The outlook is troublesome. Good - or at least "improving" - governance is a thing of the past and the president is totally compromised. She may have won the battle, she is after all a superb tactician but the war has been lost. With the vote in Congress, the only legal avenue left to investigate allegations of electoral impropriety has been cut off. Whereas previously she was given the benefit of the doubt by many, now her mere actions confirm her guilt in the minds of all but her most rabid supporters. 
There are daily reports that the president has bought many of the anti-impeachment votes in congress by offering plum appointments to the relatives of congressmen and women. Many of these appointments have even been catalogued in the press. There are also reports that detained President Estrada withdrew his support for impeachment in return for his release from detention. Horse trading has reached giddy heights. Rule of law and due process have been discarded as inconveniences.

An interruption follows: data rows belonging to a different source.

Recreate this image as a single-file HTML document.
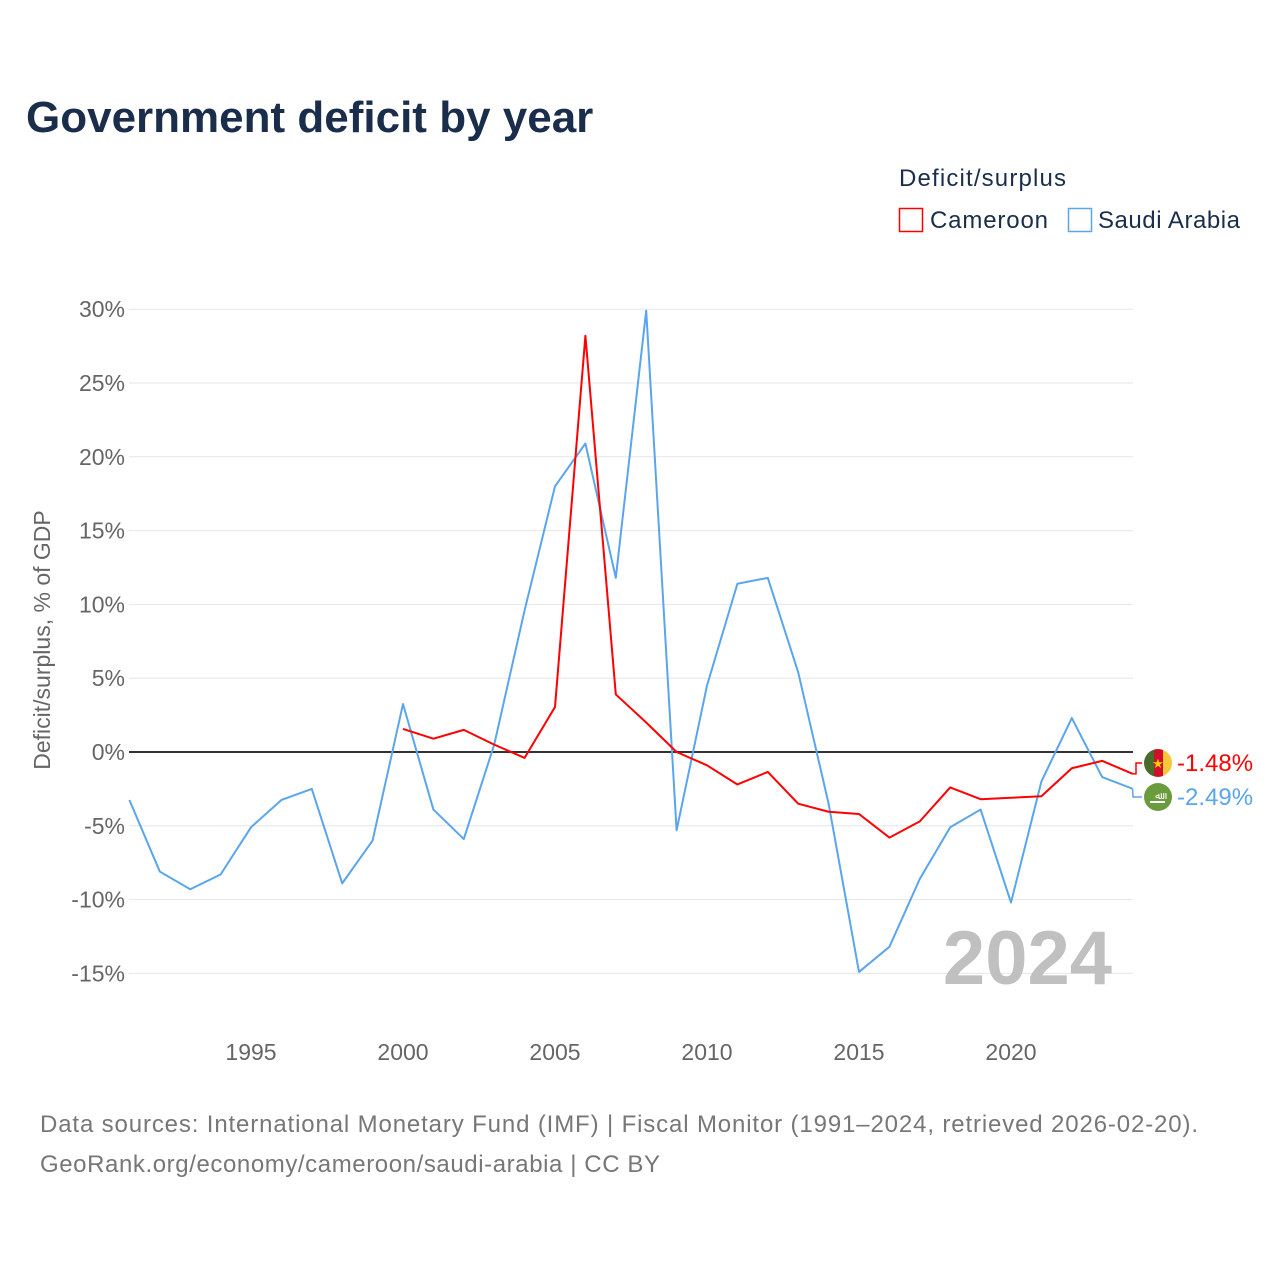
<!DOCTYPE html>
<html><head><meta charset="utf-8"><style>
body{margin:0;background:#fff;font-family:"Liberation Sans",sans-serif;}
#wrap{position:relative;width:1280px;height:1280px;overflow:hidden;}
</style></head><body>
<div id="wrap">
<svg id="chart" width="1280" height="1280">
<text x="26" y="132" font-size="44" font-weight="bold" fill="#1a2e4c">Government deficit by year</text>
<text x="899" y="186" font-size="24" fill="#1a2e4c" textLength="167">Deficit/surplus</text>
<g><rect x="899.5" y="208.5" width="23" height="23" fill="none" stroke="#ff0000" stroke-width="1.5"/><text x="930" y="228" font-size="24" fill="#1a2e4c" textLength="118">Cameroon</text></g>
<g><rect x="1068.5" y="208.5" width="23" height="23" fill="none" stroke="#5aa5ec" stroke-width="1.5"/><text x="1098" y="228" font-size="24" fill="#1a2e4c" textLength="142">Saudi Arabia</text></g>
<g id="grid"></g>
<text x="1112" y="984" font-size="76" font-weight="bold" fill="#c0c0c0" text-anchor="end">2024</text>
<text transform="translate(50,640) rotate(-90)" font-size="23" fill="#666" text-anchor="middle">Deficit/surplus, % of GDP</text>
<g id="series"></g>
<text x="40" y="1132" font-size="24" fill="#777" textLength="1158">Data sources: International Monetary Fund (IMF) | Fiscal Monitor (1991–2024, retrieved 2026-02-20).</text>
<text x="40" y="1172" font-size="24" fill="#777" textLength="620">GeoRank.org/economy/cameroon/saudi-arabia | CC BY</text>
</svg>
</div>
<script>
const saudiYears=[1991,1992,1993,1994,1995,1996,1997,1998,1999,2000,2001,2002,2003,2004,2005,2006,2007,2008,2009,2010,2011,2012,2013,2014,2015,2016,2017,2018,2019,2020,2021,2022,2023,2024];
const saudiValues=[-3.25,-8.1,-9.3,-8.3,-5.1,-3.25,-2.5,-8.9,-6.0,3.25,-3.9,-5.9,0.5,9.6,18.0,20.9,11.8,29.9,-5.3,4.5,11.4,11.8,5.4,-3.5,-14.9,-13.2,-8.6,-5.1,-3.9,-10.2,-2.0,2.3,-1.7,-2.49];
const camYears=[2000,2001,2002,2003,2004,2005,2006,2007,2008,2009,2010,2011,2012,2013,2014,2015,2016,2017,2018,2019,2020,2021,2022,2023,2024];
const camValues=[1.56,0.9,1.5,0.5,-0.4,3.05,28.2,3.9,2.0,0,-0.9,-2.2,-1.35,-3.5,-4.05,-4.2,-5.8,-4.7,-2.4,-3.2,-3.1,-3.0,-1.1,-0.6,-1.48];
const yTicks=[30,25,20,15,10,5,0,-5,-10,-15];
const xTicks=[1995,2000,2005,2010,2015,2020];
const NS="http://www.w3.org/2000/svg";
const x=yr=>129.4+(yr-1991)*(1132.6-129.4)/33;
const y=v=>752-v*14.76;
function mk(t,a,p){const e=document.createElementNS(NS,t);for(const k in a)e.setAttribute(k,a[k]);p.appendChild(e);return e;}
const g=document.getElementById('grid');
yTicks.forEach(v=>{
  const l=mk('line',{x1:129,x2:1133,y1:y(v),y2:y(v),stroke:v===0?'#333':'#e6e6e6','stroke-width':v===0?2:1},g);
  
  
  const t=mk('text',{x:125,y:y(v)+8,'font-size':23,fill:'#666','text-anchor':'end'},g);
  t.textContent=v+'%';
  
  
});
xTicks.forEach(yr=>{
  const t=mk('text',{x:x(yr),y:1060,'font-size':23,fill:'#666','text-anchor':'middle'},g);
  t.textContent=yr;
  
  
});
const s=document.getElementById('series');
function line(xs,vs,col,name){
  const p=mk('polyline',{points:xs.map((yr,i)=>x(yr)+','+y(vs[i])).join(' '),fill:'none',stroke:col,'stroke-width':2,'stroke-linejoin':'round'},s);
  
  
}
line(saudiYears,saudiValues,'#5aa5ec','saudi-arabia-line');
line(camYears,camValues,'#ff0000','cameroon-line');
const cv=camValues[camValues.length-1], sv=saudiValues[saudiValues.length-1];
const c1=mk('polyline',{points:`${x(2024)},${y(cv)} 1136,${y(cv)} 1136,763 1142,763`,fill:'none',stroke:'#ff0000','stroke-width':1.5},s);


const c2=mk('polyline',{points:`${x(2024)},${y(sv)} 1133,797 1142,797`,fill:'none',stroke:'#5aa5ec','stroke-width':1.5},s);


const fl=mk('g',{},s);


mk('clipPath',{id:'cc'},fl).appendChild(document.createElementNS(NS,'circle')).setAttribute('r','14');
const fg=mk('g',{transform:'translate(1158,763)','clip-path':'url(#cc)'},fl);
mk('rect',{x:-14,y:-14,width:10,height:28,fill:'#4a6b2a'},fg);
mk('rect',{x:-4,y:-14,width:9,height:28,fill:'#d0102a'},fg);
mk('rect',{x:5,y:-14,width:10,height:28,fill:'#f7c93a'},fg);
mk('text',{x:0,y:5,'font-size':13,fill:'#f7d000','text-anchor':'middle'},fg).textContent='★';
const sf=mk('g',{},s);


mk('circle',{cx:1158,cy:797,r:14,fill:'#6a9c3e'},sf);
mk('rect',{x:1150,y:801,width:15,height:2,fill:'#fff'},sf);
mk('text',{x:1158,y:799,'font-size':10,fill:'#fff','text-anchor':'middle'},sf).textContent='ﷲ';
const t1=mk('text',{x:1177,y:771,'font-size':24,fill:'#ff0000'},s);
t1.textContent=cv.toFixed(2)+'%';


const t2=mk('text',{x:1177,y:805,'font-size':24,fill:'#5aa5ec'},s);
t2.textContent=sv.toFixed(2)+'%';


</script>
</body></html>
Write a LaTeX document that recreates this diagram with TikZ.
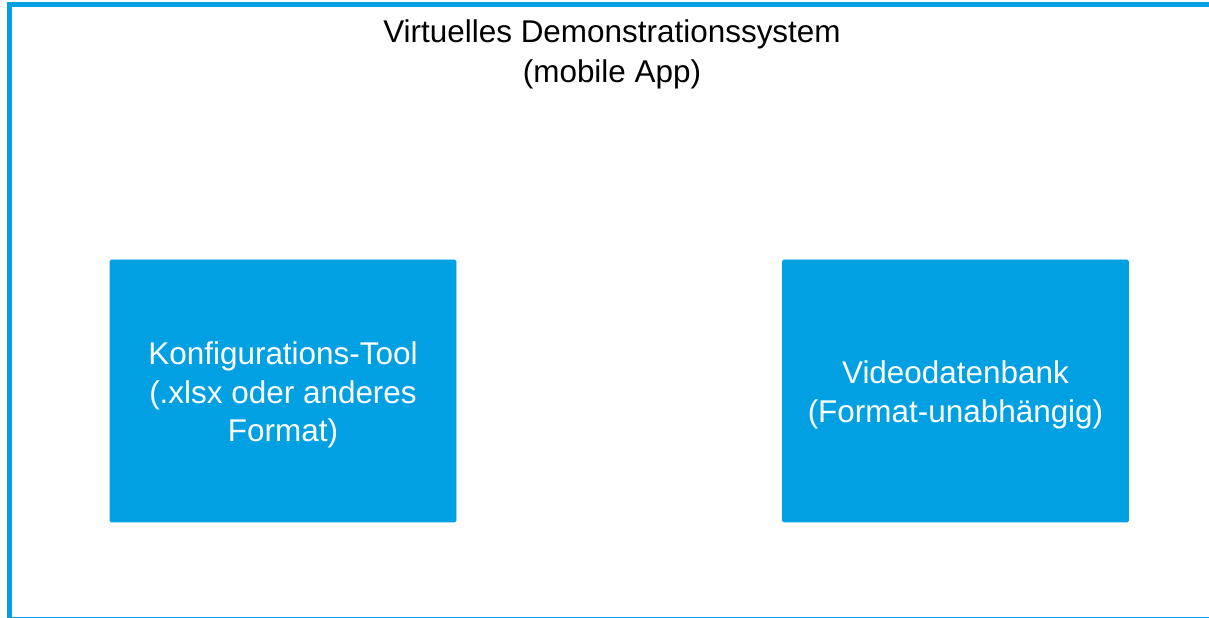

Recently, a judicious leak from Malacañang Palace revealed that the PAGCOR (the legal gambling oversight body that is directly under the Office of the President) had been using its "intelligence" (slush fund) to pay off the Catholic bishops. So much for separation of church from state. What is even worse is the claim by one archbishop that "issues of morality do not apply here." The good archbishop's argument was that since the church was using the money to help the poor, it could turn a blind eye to gambling in this instance. The church is part of the problem.
We are seeing a regime in total moral decline and Ms. Arroyo is guiding it down. There can be no pretence that her agenda is otherwise and there is no other credible explanation. Despite her regular appearance at prayer rallies and the like it is evident for any who care to look that she and her team are hell bent on destroying or, worse, ridiculing those who would uphold moral principles.
The real tragedy for the country is that there is nobody on the horizon who could replace her. Investors are wise to be cautious.